| Given task |
Up to and including the line with "const thickness = [5, 6, 7, 8, 9];", write out the listing from its first line, minus the pictures.

══ Raw data

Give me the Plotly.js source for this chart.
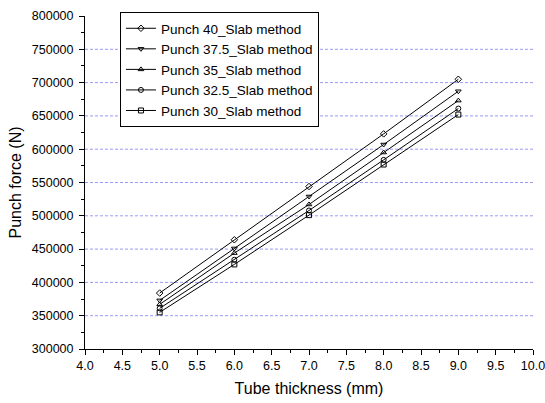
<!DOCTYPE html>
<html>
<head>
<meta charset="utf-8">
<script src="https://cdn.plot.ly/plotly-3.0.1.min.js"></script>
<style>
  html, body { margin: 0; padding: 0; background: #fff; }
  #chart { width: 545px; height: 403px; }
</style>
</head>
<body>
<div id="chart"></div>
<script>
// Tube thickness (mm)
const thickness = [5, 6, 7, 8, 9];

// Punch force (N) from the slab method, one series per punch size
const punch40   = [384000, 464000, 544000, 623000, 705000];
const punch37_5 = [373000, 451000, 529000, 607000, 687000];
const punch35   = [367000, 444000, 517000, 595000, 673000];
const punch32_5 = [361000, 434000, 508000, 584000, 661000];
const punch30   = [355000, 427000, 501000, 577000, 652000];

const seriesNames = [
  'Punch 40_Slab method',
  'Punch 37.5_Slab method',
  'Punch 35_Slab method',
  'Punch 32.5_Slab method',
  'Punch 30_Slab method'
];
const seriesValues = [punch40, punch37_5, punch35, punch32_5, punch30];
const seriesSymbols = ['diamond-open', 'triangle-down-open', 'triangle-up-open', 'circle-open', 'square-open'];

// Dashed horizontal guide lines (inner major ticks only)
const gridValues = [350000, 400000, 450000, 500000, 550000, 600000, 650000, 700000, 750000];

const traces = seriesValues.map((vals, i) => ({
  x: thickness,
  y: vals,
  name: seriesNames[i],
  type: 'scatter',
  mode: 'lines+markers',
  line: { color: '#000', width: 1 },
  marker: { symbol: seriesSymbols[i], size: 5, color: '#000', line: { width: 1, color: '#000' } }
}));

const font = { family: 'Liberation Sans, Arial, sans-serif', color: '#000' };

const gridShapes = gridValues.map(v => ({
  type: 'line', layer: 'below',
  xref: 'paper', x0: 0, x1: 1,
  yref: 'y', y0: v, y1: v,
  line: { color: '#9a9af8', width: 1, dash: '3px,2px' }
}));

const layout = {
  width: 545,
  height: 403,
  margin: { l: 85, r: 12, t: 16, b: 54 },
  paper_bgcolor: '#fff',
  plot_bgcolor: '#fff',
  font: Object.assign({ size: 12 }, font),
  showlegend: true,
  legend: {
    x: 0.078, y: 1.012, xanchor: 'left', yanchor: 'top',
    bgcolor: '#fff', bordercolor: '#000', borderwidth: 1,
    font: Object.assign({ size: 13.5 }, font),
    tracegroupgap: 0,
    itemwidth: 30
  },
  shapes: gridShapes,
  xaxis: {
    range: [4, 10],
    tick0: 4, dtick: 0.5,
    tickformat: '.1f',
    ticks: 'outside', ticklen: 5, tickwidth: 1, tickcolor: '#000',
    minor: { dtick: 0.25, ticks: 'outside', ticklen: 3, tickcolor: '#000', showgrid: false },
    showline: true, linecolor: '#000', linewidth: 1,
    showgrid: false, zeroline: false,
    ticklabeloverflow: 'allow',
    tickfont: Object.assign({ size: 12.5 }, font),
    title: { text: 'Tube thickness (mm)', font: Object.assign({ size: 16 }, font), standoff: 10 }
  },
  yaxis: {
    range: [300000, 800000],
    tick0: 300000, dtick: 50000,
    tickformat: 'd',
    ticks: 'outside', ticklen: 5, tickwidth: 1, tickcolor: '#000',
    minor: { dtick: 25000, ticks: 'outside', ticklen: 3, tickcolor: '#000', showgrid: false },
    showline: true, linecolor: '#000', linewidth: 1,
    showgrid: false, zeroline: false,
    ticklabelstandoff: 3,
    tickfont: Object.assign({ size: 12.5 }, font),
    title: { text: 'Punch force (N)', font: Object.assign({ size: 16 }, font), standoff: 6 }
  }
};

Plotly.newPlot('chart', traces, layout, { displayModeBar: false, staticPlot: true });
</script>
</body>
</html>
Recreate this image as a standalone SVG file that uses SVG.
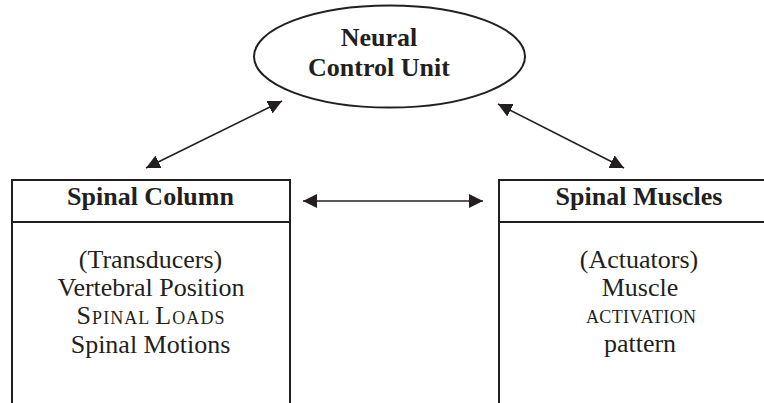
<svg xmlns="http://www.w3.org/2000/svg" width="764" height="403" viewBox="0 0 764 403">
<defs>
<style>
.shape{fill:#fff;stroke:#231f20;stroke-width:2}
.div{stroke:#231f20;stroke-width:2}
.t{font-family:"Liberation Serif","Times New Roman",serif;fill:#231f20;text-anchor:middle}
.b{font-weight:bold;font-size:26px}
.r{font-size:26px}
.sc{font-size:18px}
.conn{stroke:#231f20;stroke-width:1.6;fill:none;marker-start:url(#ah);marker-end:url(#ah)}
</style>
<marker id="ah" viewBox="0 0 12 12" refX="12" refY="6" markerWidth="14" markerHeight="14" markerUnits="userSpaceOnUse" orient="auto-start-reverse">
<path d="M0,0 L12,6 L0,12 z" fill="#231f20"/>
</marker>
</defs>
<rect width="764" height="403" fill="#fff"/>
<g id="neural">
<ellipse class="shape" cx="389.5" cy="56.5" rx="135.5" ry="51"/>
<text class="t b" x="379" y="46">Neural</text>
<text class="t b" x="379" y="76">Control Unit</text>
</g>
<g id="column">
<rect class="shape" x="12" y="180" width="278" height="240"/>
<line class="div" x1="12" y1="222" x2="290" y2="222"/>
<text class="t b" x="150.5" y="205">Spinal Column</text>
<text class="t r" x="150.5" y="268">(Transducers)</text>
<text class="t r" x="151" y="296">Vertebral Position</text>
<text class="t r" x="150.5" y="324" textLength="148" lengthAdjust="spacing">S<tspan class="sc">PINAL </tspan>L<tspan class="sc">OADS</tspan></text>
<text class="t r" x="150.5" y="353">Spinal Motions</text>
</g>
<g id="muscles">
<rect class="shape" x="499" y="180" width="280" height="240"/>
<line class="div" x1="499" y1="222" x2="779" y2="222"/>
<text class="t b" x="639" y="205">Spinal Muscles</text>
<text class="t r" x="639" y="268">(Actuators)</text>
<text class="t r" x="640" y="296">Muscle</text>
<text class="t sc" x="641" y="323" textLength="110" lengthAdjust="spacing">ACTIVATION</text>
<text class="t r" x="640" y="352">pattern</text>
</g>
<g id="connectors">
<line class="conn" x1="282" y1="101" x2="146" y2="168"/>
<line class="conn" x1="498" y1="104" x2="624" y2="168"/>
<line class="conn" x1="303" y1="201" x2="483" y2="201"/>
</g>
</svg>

════

| Answer for this exercise |
Give me the Plotly.js source for this chart.
<!DOCTYPE html>
<html>
<head>
<meta charset="utf-8">
<script src="https://cdn.plot.ly/plotly-3.0.1.min.js"></script>
<style>
  html, body { margin: 0; padding: 0; background: #fff; }
  #chart { width: 545px; height: 403px; }
</style>
</head>
<body>
<div id="chart"></div>
<script>
// Tube thickness (mm)
const thickness = [5, 6, 7, 8, 9];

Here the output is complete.